La chambre de l’instruction a donc pu légitimement conclure qu’il n’existe pas de charges suffisantes pour retenir un exercice illégal de la profession de masseur-kinésithérapeute. Ceci d’autant plus que l’infirmière n’a jamais entretenu de confusion entre les massages qu’elle propose et des actes à finalité thérapeutique.
La fin d'une controverse ? Pas si sûr...
L’arrêt de la Cour de cassation du 29 juin 2021 est la première décision à consacrer clairement la fin du monopole général des kinésithérapeutes pour la pratique des massages. Mais pour importante qu’elle soit, elle ne signe pas nécessairement encore la fin de toute controverse.
Depuis cette décision, de nombreuses affaires ont continué à être portées devant le juge sur ce même sujet.
La Chambre criminelle de la Cour de cassation a encore eu à se prononcer, dans un arrêt du 17 septembre 2024 (23-84023). Il s’agissait cette fois d’un praticien en "biothérapie holistique" qui avait pratiqué sur une patiente des massages psychocorporels (ou massages californiens). Ces massages avaient pour objectif "d’éveiller la conscience psychocorporelle" pour réactiver la mémoire traumatique.
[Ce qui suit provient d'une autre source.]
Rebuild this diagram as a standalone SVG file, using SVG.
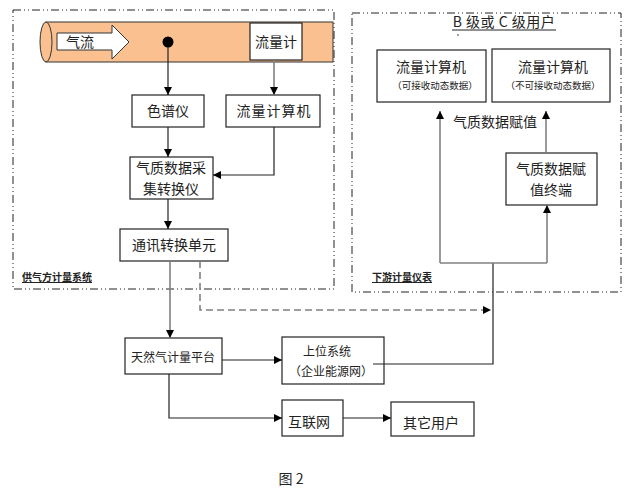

La patiente victime, comme le Conseil national de l’Ordre des masseurs-kinésithérapeutes, estimaient que ce type de massage n’entrait pas dans la catégorie "bien-être" et avait clairement un but thérapeutique. La Cour de cassation a estimé pour sa part que la définition du massage bien-être ne figure pas dans les textes applicables aux masseurs-kinésithérapeutes. Il manque donc l’élément matériel indispensable pour constituer le délit d’exercice illégal de la masso-kinésithérapie, et le praticien n’a donc pas été sanctionné.
Cette décision va, certes, dans le même sens que celle de 2021. Pour autant, elle soulève un point important : l’absence de définition du massage bien-être et les difficultés d’interprétation autour de la notion de massage à finalité thérapeutique.
On peut donc encore redouter des difficultés pour apprécier, selon les cas, si les massages litigieux ont ou non un but thérapeutique et s’ils entrent ou non dans le domaine du simple confort/bien-être.